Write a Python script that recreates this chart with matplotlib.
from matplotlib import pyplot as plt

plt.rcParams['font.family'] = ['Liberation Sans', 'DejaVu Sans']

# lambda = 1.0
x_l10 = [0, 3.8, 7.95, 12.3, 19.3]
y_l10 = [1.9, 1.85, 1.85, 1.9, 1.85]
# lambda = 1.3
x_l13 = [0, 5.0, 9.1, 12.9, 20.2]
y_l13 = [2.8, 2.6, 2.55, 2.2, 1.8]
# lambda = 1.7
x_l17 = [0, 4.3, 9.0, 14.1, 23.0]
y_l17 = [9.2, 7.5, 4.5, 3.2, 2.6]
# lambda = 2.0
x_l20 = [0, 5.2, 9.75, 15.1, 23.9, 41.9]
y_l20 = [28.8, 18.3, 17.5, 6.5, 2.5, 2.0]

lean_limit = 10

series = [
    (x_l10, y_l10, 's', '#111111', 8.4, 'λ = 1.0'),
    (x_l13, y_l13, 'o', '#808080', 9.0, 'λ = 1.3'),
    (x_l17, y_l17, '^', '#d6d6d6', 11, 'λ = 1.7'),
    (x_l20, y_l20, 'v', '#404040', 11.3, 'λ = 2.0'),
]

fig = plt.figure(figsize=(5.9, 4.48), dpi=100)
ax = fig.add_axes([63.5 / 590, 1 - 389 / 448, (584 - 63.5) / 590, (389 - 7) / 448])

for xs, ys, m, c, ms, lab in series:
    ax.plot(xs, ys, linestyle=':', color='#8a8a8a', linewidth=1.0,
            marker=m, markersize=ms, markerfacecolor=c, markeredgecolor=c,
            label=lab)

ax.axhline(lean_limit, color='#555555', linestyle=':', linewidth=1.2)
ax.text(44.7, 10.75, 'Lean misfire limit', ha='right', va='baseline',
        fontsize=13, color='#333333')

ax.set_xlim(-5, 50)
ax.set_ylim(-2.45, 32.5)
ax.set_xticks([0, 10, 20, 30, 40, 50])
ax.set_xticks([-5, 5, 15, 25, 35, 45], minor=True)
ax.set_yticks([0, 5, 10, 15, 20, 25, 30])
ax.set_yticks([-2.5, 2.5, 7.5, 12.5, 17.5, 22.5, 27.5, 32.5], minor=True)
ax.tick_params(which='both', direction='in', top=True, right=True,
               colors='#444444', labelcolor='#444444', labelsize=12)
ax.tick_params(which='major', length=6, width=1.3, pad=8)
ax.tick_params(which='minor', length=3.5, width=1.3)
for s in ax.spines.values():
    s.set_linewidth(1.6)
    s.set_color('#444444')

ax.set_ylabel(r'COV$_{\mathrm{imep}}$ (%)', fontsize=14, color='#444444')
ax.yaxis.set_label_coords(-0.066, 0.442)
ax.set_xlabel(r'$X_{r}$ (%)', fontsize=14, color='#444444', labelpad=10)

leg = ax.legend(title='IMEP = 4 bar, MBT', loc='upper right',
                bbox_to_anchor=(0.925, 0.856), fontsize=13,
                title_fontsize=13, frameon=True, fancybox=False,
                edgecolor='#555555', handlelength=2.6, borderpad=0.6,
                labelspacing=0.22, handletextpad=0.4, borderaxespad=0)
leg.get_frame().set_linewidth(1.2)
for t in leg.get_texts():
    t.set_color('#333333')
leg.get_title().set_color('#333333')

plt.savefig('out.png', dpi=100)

◆ ◆ ◆ ◆

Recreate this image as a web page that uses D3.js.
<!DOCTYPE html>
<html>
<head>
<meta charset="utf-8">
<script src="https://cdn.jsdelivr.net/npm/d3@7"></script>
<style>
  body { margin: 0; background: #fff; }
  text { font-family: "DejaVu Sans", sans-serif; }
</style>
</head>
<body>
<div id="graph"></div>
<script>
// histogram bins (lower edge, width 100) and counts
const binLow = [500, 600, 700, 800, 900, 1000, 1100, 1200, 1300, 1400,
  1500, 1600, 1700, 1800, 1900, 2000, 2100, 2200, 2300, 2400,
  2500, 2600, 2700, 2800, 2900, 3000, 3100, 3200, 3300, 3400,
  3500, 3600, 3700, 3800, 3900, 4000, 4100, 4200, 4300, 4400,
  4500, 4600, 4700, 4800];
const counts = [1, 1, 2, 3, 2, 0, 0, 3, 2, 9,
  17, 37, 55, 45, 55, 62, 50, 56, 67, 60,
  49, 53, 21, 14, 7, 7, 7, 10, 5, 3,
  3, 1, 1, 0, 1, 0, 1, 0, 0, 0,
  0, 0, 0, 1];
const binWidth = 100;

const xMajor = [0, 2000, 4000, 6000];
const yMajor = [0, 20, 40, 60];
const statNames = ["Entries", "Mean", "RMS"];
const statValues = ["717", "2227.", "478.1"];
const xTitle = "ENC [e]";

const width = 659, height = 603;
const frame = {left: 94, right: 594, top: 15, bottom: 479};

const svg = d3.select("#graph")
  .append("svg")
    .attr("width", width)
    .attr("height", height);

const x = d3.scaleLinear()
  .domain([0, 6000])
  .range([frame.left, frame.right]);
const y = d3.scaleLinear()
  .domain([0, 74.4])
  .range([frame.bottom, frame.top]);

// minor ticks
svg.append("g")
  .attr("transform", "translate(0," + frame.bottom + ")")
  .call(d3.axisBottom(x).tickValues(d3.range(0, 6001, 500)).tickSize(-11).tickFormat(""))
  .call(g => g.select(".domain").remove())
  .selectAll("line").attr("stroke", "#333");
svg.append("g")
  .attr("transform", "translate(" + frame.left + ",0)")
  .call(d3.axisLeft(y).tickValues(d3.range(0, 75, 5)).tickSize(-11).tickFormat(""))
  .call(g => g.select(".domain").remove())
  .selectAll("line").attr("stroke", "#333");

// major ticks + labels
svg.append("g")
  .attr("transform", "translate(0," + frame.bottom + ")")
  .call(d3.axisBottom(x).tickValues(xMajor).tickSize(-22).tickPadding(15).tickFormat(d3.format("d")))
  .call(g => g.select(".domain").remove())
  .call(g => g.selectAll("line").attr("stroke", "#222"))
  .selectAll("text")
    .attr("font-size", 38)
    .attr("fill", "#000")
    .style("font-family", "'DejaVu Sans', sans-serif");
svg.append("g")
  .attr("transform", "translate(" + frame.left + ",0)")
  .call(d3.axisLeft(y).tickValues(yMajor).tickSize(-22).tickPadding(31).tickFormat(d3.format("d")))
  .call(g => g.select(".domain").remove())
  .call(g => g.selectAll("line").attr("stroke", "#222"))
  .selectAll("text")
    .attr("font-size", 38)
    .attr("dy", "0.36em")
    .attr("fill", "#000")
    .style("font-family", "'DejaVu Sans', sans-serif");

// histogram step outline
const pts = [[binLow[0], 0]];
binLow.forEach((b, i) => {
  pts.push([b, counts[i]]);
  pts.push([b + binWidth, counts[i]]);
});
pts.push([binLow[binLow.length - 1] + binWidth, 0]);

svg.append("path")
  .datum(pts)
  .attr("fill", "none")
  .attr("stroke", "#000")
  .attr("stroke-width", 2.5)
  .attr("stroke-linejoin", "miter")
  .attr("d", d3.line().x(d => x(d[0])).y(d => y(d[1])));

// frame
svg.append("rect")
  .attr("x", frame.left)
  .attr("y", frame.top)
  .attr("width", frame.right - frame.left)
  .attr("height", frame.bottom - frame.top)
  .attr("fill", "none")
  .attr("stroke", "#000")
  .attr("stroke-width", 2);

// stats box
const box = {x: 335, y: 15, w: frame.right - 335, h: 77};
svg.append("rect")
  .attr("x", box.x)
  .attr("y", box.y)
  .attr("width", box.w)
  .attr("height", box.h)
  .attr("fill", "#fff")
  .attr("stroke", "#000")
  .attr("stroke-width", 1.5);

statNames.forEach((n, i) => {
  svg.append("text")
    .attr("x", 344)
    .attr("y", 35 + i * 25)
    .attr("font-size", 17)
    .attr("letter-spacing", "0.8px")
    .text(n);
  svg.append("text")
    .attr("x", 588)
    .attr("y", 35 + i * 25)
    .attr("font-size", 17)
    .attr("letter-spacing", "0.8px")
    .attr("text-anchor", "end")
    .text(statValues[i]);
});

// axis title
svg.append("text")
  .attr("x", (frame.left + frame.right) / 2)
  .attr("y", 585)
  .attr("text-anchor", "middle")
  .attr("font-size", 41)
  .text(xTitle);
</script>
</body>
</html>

◆ ◆ ◆ ◆

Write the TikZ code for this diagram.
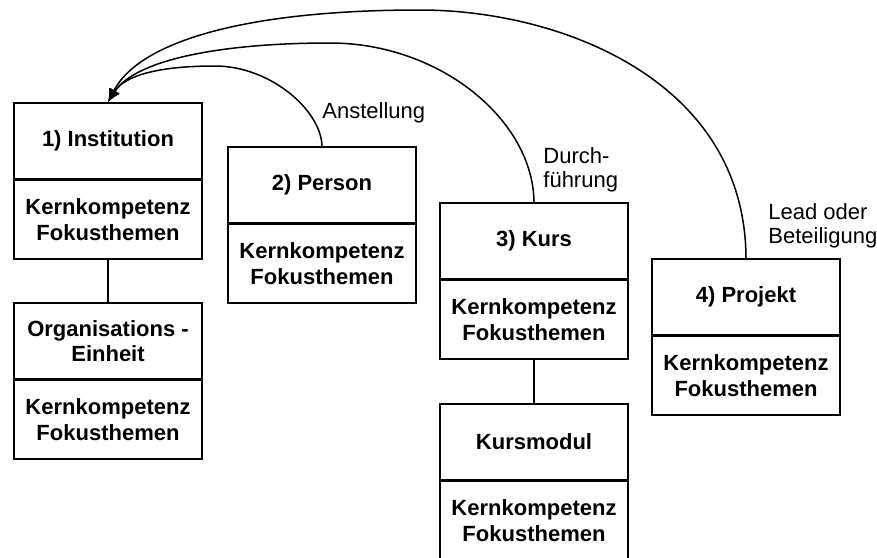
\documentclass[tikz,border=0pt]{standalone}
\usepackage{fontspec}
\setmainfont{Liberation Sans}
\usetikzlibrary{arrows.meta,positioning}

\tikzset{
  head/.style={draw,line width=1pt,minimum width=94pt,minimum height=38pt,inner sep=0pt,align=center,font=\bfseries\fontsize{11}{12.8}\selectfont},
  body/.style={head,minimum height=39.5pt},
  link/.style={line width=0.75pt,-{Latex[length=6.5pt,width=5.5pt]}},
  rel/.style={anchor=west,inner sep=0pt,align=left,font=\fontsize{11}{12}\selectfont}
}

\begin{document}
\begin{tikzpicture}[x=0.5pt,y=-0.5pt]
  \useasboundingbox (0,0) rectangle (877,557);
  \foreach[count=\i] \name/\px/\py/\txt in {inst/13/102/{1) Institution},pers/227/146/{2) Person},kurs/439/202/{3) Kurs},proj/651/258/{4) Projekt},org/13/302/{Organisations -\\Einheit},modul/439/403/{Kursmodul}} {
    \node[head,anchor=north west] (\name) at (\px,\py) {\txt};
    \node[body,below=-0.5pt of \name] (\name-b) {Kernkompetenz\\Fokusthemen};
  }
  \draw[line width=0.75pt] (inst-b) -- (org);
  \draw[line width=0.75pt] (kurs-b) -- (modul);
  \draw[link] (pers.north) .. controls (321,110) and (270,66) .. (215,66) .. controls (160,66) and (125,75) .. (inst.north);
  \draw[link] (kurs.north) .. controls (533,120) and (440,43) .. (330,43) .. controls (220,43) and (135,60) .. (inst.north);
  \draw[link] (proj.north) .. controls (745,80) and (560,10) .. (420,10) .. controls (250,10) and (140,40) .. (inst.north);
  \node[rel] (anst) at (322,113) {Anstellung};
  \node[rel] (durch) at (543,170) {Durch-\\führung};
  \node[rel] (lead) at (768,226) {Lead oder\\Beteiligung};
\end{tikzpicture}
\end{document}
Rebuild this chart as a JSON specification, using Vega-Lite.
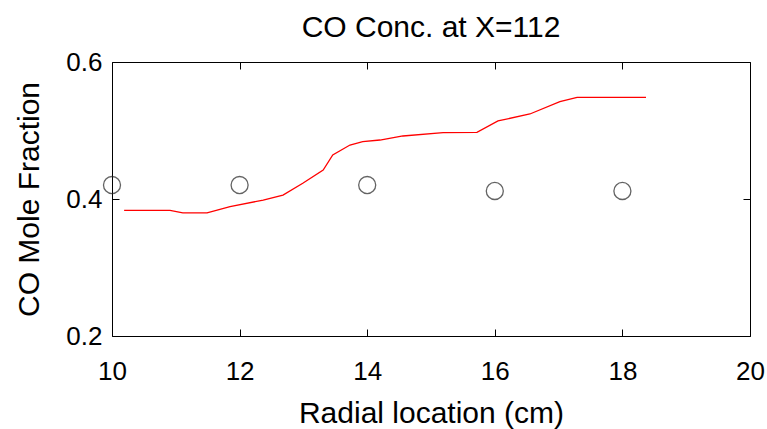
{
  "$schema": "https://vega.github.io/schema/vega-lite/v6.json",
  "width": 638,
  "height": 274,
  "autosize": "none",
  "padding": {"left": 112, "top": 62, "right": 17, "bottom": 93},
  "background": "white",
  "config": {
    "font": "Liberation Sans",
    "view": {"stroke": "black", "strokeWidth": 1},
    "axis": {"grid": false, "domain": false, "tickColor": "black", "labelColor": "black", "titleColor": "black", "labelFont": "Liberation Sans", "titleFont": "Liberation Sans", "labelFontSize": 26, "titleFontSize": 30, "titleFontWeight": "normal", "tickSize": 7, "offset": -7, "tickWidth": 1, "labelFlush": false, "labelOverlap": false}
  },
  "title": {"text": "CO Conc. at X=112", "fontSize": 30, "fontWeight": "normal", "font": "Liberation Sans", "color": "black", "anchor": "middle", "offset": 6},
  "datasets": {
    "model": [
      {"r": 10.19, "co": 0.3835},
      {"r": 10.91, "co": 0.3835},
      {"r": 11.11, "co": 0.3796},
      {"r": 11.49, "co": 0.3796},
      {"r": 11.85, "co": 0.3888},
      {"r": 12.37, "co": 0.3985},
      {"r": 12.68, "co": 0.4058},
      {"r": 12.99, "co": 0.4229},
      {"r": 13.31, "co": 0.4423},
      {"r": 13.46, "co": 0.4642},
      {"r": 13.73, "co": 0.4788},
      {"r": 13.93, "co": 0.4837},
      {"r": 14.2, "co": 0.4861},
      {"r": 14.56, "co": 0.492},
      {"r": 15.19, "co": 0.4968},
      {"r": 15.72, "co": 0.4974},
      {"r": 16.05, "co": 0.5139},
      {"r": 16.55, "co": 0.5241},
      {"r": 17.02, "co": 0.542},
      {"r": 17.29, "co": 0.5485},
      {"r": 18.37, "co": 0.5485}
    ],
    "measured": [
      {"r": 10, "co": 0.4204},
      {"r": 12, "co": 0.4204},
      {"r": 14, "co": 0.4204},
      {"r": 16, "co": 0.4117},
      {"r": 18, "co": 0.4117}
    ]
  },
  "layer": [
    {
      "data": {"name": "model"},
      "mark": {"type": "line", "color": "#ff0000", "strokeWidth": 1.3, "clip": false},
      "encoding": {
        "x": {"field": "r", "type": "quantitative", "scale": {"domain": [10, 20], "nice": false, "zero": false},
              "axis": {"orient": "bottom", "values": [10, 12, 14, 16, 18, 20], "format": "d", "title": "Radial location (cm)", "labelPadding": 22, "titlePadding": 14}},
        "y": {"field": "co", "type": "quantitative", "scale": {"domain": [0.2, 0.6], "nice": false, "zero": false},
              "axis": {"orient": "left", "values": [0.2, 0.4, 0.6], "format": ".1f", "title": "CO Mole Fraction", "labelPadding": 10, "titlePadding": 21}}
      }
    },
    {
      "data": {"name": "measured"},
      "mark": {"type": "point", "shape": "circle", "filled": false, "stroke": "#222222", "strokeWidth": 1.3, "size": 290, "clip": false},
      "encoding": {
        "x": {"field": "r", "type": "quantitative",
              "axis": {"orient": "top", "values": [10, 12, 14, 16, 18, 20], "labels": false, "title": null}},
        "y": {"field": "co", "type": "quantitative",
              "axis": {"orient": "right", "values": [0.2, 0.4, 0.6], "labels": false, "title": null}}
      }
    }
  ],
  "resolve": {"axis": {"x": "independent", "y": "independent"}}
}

◆ ◆ ◆ ◆

(Problem statement)
Scan the records above, count the lines with "this" in them, and give only the number.

(The output)
4